Slightly more soberly, the Republican-run House oversight committee called Cheatle to testify next Monday, 22 July.
The committee chair, James Comer of Kentucky, said: “The United States Secret Service has a no-fail mission, yet it failed on Saturday when a madman attempted to assassinate President Trump, killed an innocent victim, and harmed others.
“Americans demand answers from Director Kimberly Cheatle.”
Cheatle has said she will “work with the appropriate congressional committees on any oversight action” and “participate fully” in an independent review announced by Biden.
She told ABC: “Secret Service is not political. Security is not political. People’s safety is not political. And that’s what we’re focused on as an agency.”
She had reached out to Trump, she said, but had not spoken to him.
On Monday, Trump appeared at the Republican convention in Milwaukee with a prominent bandage on his ear. Speakers repeatedly praised his actions on coming under fire and gave thanks, usually to God, for his survival.
Cheatle repeated denials of reports in rightwing media that Trump’s team asked for increased protection and were rebuffed – or that resources were reapportioned to protect the first lady, Jill Biden.

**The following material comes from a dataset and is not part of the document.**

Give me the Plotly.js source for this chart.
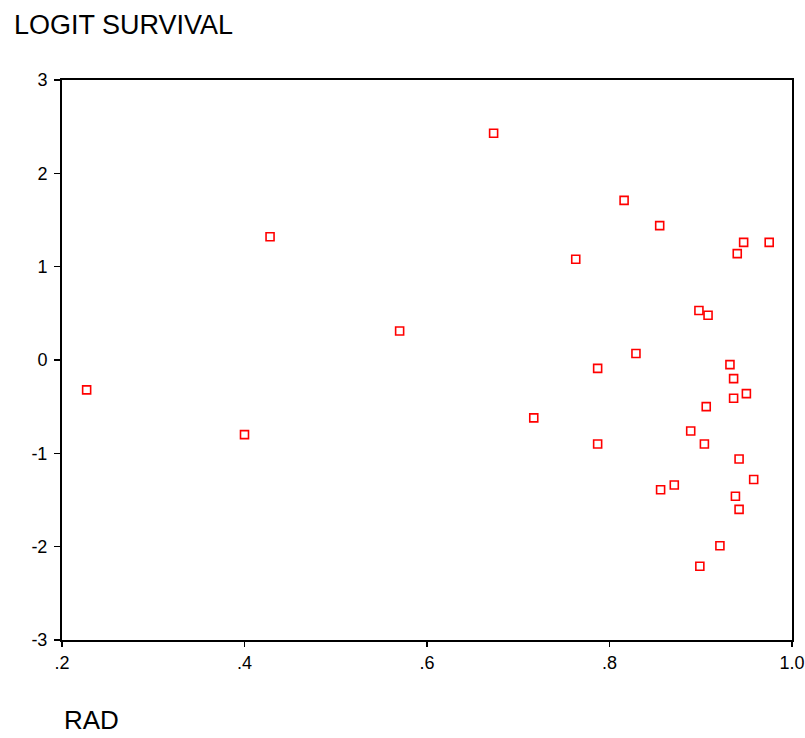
<!DOCTYPE html>
<html>
<head>
<meta charset="utf-8">
<script src="https://cdn.plot.ly/plotly-3.0.1.min.js"></script>
<style>html,body{margin:0;padding:0;background:#fff;}#chart{width:805px;height:738px;}</style>
</head>
<body>
<div id="chart"></div>
<script>
// RAD values (x) and LOGIT SURVIVAL values (y)
const rad = [0.227, 0.400, 0.428, 0.570, 0.673, 0.717, 0.763, 0.787, 0.787, 0.816,
             0.829, 0.855, 0.856, 0.871, 0.889, 0.898, 0.899, 0.904, 0.906, 0.908,
             0.921, 0.932, 0.936, 0.936, 0.938, 0.940, 0.942, 0.942, 0.947, 0.950,
             0.958, 0.975];
const logitSurvival = [-0.32, -0.80, 1.32, 0.31, 2.43, -0.62, 1.08, -0.09, -0.90, 1.71,
                       0.07, 1.44, -1.39, -1.34, -0.76, 0.53, -2.21, -0.90, -0.50, 0.48,
                       -1.99, -0.05, -0.20, -0.41, -1.46, 1.14, -1.06, -1.60, 1.26, -0.36,
                       -1.28, 1.26];
const xTickVals = [0.2, 0.4, 0.6, 0.8, 1.0];
const xTickText = ['.2', '.4', '.6', '.8', '1.0'];
const yTickVals = [-3, -2, -1, 0, 1, 2, 3];
const yTickText = ['-3', '-2', '-1', '0', '1', '2', '3'];

const font = 'Liberation Sans, Arial, sans-serif';
const data = [{
  type: 'scatter', mode: 'markers',
  x: rad, y: logitSurvival,
  marker: {symbol: 'square-open', size: 8, color: '#ff0000', line: {width: 1.6, color: '#ff0000'}},
  hoverinfo: 'x+y'
}];
const layout = {
  width: 805, height: 738,
  margin: {l: 62, r: 13, t: 80, b: 98, pad: 0},
  paper_bgcolor: '#fff', plot_bgcolor: '#fff',
  showlegend: false,
  xaxis: {
    range: [0.2, 1.0], tickvals: xTickVals, ticktext: xTickText,
    showgrid: false, zeroline: false, showline: true, linecolor: '#000', linewidth: 2,
    mirror: true, ticks: 'outside', ticklen: 5, tickwidth: 1.5, tickcolor: '#000',
    tickfont: {family: font, size: 18, color: '#000'}
  },
  yaxis: {
    range: [-3, 3], tickvals: yTickVals, ticktext: yTickText,
    showgrid: false, zeroline: false, showline: true, linecolor: '#000', linewidth: 2,
    mirror: true, ticks: 'outside', ticklen: 6, tickwidth: 1.5, tickcolor: '#000',
    ticklabelstandoff: 3,
    tickfont: {family: font, size: 18, color: '#000'}
  },
  annotations: [
    {text: 'LOGIT SURVIVAL', xref: 'paper', yref: 'paper', x: (12 - 62) / 730, y: 1 + 55 / 560,
     xanchor: 'left', yanchor: 'middle', showarrow: false, font: {family: font, size: 27, color: '#000'}},
    {text: 'RAD', xref: 'paper', yref: 'paper', x: 0, y: -97 / 560,
     xanchor: 'left', yanchor: 'bottom', showarrow: false, font: {family: font, size: 26, color: '#000'}}
  ]
};
Plotly.newPlot('chart', data, layout, {displayModeBar: false, staticPlot: true});
</script>
</body>
</html>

Criticism has also focused on possible operational failings, including reports that the gunman was identified but not engaged.
“I don’t have all the details yet but it was a very short period of time,” Cheatle said. “Seeking that person out, finding them, identifying them, and eventually neutralising them took place in a very short period of time, and it makes it very difficult.”
Thomas Matthew Crooks, 20, used an AR-15-style rifle to fire at Trump. Crooks was killed by a Secret Service sniper.
Cheatle said: “They have the ability to make that decision on their own – if they see that it’s a threat. And they did that in that instance.
“And I applaud the fact that they made that decision and didn’t have to check with anybody and thankfully neutralised the threat.”
In the aftermath of the assassination attempt, political figures on both sides of the aisle have called for calm and a softening of campaign rhetoric.
On Tuesday, the need for such calls was clear. In a bulletin to law enforcement across the US, the FBI and Department of Homeland Security warned of possible “follow-on or retaliatory attacks”.
“The FBI and DHS remain concerned,” the bulletin said, because “individuals in some online communities have threatened, encouraged, or referenced acts of violence in response to the attempted assassination”.